── DATA LINES

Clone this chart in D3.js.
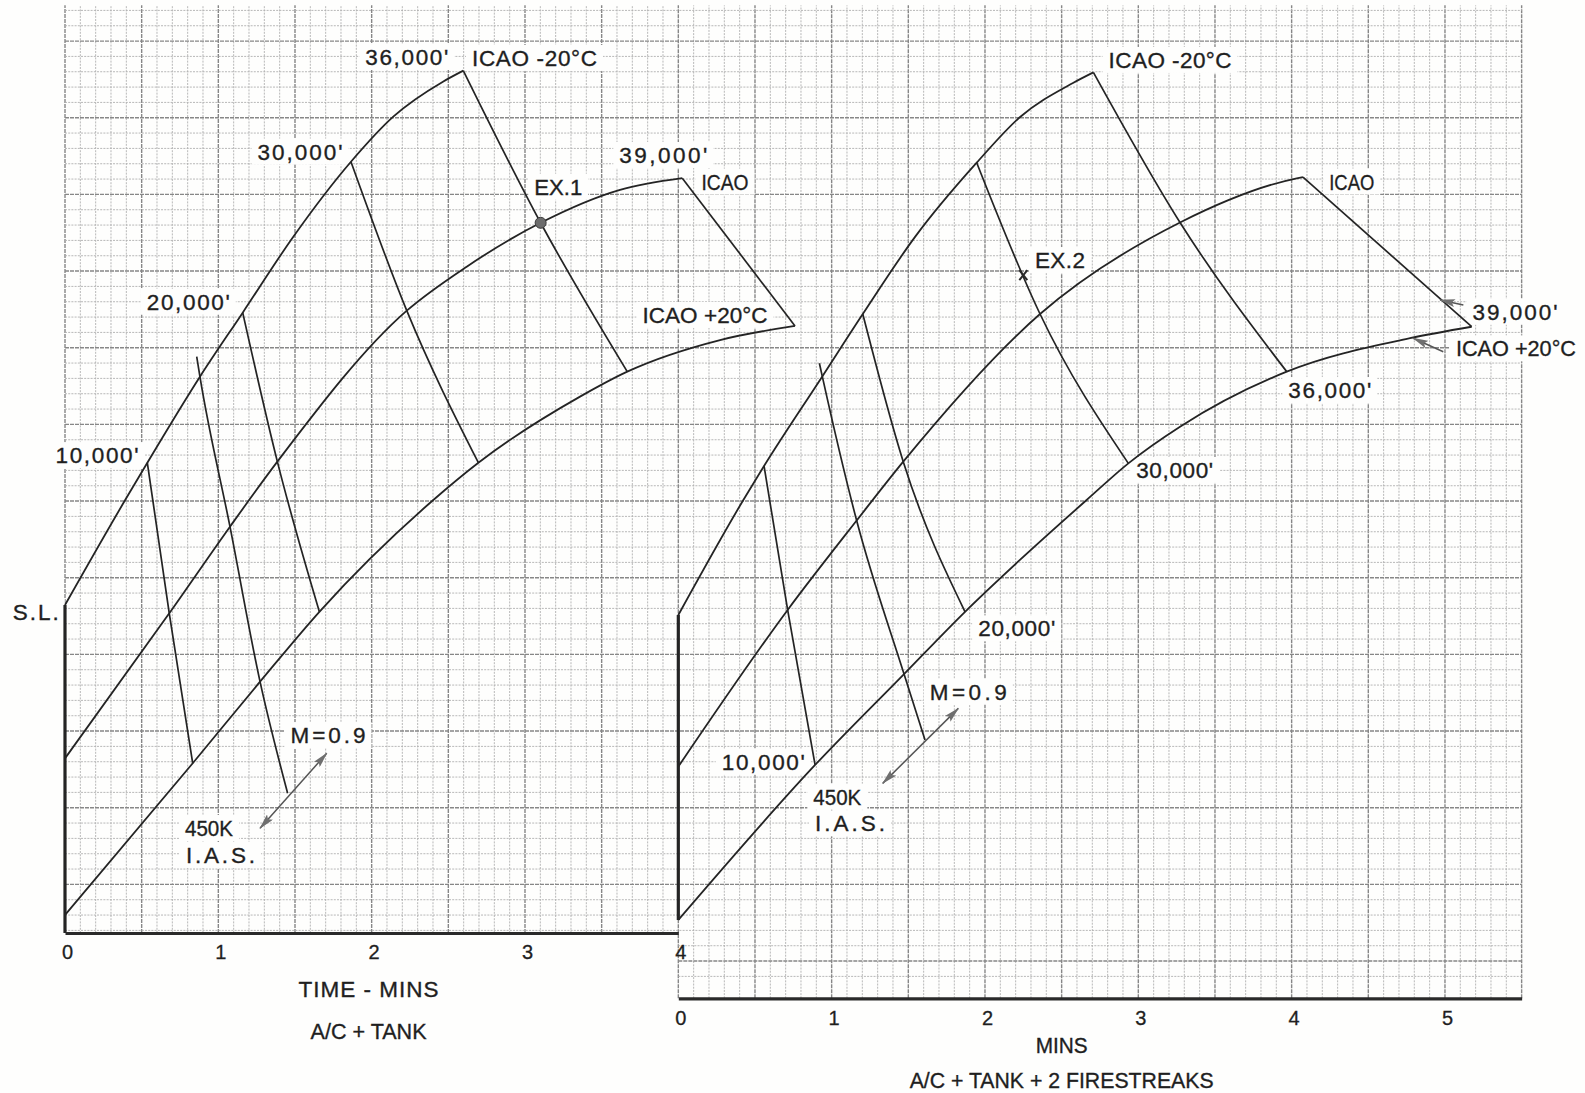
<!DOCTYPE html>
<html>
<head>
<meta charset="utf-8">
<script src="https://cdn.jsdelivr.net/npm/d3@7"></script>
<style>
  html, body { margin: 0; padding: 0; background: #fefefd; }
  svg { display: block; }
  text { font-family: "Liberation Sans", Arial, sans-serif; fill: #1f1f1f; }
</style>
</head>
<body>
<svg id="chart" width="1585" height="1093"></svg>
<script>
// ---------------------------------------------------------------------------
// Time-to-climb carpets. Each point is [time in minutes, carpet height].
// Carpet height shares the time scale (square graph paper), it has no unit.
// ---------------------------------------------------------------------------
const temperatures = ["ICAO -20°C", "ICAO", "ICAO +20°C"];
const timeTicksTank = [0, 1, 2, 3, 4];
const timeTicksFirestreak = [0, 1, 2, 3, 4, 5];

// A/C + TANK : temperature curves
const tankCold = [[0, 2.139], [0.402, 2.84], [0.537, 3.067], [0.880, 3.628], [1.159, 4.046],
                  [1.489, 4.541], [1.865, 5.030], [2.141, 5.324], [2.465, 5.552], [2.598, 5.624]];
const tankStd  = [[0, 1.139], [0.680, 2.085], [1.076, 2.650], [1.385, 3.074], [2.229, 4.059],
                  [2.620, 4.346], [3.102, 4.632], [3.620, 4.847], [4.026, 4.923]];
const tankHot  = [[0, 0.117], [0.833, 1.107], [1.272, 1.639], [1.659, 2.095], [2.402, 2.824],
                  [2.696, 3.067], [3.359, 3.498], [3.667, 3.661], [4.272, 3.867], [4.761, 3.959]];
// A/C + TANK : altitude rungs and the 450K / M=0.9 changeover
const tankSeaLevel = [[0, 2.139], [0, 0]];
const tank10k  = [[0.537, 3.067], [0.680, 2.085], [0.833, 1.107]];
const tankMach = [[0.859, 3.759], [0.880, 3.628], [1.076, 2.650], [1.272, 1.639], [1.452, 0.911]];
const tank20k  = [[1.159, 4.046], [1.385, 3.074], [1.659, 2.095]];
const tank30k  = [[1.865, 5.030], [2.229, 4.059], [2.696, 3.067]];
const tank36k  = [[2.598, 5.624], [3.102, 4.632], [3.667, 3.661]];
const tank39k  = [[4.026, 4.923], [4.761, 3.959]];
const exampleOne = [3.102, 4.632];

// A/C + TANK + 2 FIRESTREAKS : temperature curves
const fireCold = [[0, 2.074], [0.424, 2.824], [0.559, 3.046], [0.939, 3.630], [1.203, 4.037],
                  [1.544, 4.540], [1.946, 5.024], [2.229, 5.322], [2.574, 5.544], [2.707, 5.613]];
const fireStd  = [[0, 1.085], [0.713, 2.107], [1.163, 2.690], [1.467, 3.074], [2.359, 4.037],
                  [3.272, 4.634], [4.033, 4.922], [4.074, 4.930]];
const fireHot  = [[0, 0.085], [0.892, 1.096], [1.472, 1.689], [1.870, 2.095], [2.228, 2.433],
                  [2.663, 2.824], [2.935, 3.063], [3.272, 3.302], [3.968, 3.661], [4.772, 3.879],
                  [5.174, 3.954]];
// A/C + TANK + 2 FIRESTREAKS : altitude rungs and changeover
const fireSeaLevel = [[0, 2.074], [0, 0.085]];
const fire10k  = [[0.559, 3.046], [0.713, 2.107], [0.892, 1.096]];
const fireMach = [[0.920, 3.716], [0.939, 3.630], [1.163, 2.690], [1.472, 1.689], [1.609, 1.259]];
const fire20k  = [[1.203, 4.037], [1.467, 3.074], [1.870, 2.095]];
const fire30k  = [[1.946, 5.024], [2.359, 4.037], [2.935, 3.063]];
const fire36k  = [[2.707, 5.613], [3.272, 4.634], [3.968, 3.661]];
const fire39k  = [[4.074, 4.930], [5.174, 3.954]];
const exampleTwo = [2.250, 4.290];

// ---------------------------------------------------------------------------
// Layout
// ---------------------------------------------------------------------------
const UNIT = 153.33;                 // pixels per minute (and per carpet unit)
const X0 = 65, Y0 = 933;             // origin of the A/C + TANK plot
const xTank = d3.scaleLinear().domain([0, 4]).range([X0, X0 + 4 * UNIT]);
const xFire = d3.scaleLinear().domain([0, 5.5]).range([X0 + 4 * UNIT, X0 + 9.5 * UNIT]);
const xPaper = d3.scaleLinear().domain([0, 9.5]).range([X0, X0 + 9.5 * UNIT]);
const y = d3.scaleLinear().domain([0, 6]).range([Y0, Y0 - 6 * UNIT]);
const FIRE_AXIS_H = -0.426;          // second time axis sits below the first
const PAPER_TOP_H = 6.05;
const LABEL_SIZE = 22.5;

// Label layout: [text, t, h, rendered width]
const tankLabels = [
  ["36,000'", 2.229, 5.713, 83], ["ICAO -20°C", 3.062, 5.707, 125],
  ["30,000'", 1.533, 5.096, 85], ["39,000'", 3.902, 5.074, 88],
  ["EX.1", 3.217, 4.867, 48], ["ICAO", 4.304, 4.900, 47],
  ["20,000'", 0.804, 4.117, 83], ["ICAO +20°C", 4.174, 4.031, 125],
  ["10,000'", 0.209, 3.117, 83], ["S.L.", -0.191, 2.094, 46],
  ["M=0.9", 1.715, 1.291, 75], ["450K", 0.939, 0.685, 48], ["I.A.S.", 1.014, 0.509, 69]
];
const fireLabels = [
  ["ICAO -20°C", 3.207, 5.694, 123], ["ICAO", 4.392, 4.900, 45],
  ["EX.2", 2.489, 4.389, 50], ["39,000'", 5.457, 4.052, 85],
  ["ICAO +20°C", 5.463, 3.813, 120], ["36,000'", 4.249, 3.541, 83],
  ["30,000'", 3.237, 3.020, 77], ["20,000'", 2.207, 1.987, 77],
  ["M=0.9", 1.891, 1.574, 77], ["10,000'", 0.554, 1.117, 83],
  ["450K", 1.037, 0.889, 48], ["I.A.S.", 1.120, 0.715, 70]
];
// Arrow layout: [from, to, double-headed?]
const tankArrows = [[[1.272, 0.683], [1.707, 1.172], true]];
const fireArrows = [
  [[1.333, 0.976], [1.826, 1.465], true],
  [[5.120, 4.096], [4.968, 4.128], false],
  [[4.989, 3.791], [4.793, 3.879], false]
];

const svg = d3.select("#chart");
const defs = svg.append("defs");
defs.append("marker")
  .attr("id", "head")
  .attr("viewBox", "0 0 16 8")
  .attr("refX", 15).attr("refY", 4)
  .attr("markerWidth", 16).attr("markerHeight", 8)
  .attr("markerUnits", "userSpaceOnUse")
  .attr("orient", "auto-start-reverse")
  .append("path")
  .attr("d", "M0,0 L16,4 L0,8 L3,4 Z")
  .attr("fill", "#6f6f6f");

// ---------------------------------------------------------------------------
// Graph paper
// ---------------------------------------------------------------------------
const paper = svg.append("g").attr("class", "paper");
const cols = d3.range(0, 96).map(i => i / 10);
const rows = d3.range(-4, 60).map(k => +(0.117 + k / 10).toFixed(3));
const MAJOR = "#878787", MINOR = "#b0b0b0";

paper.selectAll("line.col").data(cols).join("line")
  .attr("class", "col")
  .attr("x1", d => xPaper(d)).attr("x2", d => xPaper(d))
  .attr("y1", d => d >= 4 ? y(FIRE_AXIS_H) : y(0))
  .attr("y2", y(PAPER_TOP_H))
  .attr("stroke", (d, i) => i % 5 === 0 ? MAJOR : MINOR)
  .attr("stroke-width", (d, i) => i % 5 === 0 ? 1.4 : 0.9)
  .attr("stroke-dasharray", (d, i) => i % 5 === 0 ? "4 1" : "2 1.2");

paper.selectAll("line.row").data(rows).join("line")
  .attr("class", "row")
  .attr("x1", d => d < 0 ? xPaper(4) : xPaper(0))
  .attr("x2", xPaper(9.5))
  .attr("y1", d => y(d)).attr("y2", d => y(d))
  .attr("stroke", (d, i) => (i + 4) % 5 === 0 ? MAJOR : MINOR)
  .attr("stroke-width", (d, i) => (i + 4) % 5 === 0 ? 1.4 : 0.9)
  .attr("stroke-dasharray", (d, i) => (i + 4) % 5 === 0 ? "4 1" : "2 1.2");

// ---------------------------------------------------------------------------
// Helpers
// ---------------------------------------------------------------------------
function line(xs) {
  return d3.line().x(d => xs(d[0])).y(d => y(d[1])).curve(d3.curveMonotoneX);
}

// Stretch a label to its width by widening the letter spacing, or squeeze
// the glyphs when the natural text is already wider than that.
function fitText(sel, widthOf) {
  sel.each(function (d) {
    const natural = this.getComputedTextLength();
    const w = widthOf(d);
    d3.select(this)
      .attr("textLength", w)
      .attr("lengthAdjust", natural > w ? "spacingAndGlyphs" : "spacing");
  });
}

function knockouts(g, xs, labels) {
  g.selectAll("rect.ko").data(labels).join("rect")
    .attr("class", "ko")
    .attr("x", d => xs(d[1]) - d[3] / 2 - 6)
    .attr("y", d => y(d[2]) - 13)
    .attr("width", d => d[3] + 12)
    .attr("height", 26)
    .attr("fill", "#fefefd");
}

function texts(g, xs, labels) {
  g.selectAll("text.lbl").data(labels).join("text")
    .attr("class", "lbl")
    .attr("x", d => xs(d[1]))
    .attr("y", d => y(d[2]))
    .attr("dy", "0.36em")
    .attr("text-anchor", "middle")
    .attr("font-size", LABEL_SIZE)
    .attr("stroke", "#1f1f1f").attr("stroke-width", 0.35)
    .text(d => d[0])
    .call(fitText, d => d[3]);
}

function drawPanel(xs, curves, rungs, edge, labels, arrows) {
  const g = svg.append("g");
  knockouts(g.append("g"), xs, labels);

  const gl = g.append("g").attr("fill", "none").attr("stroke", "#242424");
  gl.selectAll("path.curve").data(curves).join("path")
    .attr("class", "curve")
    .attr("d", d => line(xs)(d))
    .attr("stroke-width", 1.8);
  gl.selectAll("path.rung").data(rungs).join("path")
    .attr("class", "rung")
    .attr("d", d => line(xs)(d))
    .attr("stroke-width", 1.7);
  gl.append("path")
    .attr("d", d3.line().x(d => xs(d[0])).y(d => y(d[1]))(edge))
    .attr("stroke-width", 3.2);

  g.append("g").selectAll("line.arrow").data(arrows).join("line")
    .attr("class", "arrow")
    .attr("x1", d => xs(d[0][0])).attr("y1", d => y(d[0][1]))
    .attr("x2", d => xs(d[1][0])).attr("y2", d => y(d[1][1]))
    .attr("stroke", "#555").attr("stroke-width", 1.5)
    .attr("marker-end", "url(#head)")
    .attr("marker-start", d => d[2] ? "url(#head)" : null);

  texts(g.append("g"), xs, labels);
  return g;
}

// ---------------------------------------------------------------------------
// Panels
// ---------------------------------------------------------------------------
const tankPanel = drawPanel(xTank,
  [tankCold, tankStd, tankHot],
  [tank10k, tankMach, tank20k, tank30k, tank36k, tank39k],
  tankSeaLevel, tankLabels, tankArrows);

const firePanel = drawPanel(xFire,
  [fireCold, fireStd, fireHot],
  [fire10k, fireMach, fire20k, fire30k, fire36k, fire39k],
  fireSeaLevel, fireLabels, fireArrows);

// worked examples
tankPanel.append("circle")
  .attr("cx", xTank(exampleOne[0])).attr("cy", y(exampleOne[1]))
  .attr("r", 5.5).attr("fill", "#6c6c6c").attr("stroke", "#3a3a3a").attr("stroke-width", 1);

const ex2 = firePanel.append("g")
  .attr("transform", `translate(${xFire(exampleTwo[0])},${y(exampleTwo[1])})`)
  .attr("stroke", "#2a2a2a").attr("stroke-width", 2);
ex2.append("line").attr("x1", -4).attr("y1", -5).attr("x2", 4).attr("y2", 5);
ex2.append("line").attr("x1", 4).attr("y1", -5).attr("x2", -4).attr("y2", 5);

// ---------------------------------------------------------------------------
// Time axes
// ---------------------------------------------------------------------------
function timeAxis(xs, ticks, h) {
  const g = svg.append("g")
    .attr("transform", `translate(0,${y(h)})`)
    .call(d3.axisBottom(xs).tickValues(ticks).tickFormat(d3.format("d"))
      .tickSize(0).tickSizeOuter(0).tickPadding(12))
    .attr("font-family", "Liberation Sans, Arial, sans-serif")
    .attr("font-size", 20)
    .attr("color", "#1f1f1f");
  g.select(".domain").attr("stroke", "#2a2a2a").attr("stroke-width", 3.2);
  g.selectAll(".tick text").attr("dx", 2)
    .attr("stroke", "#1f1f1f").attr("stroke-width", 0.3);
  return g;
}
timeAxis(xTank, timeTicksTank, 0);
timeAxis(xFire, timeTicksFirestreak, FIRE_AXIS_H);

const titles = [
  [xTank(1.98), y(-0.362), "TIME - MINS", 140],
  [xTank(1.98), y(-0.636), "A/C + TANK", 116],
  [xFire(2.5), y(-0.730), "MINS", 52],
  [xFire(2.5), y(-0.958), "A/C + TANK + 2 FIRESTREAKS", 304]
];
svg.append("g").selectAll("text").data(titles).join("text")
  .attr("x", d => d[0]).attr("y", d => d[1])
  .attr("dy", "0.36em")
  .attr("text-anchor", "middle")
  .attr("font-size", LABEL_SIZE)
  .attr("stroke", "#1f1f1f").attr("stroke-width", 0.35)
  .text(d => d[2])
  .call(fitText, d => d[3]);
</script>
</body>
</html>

────

SET EXERCISE: Your task is to reproduce exactly the lines from the start of the data above through the line containing "const timeTicksFirestreak = [0, 1, 2, 3, 4, 5];", leaving every picture out.

WRITTEN REPLY:
Clone this chart in D3.js.
<!DOCTYPE html>
<html>
<head>
<meta charset="utf-8">
<script src="https://cdn.jsdelivr.net/npm/d3@7"></script>
<style>
  html, body { margin: 0; padding: 0; background: #fefefd; }
  svg { display: block; }
  text { font-family: "Liberation Sans", Arial, sans-serif; fill: #1f1f1f; }
</style>
</head>
<body>
<svg id="chart" width="1585" height="1093"></svg>
<script>
// ---------------------------------------------------------------------------
// Time-to-climb carpets. Each point is [time in minutes, carpet height].
// Carpet height shares the time scale (square graph paper), it has no unit.
// ---------------------------------------------------------------------------
const temperatures = ["ICAO -20°C", "ICAO", "ICAO +20°C"];
const timeTicksTank = [0, 1, 2, 3, 4];
const timeTicksFirestreak = [0, 1, 2, 3, 4, 5];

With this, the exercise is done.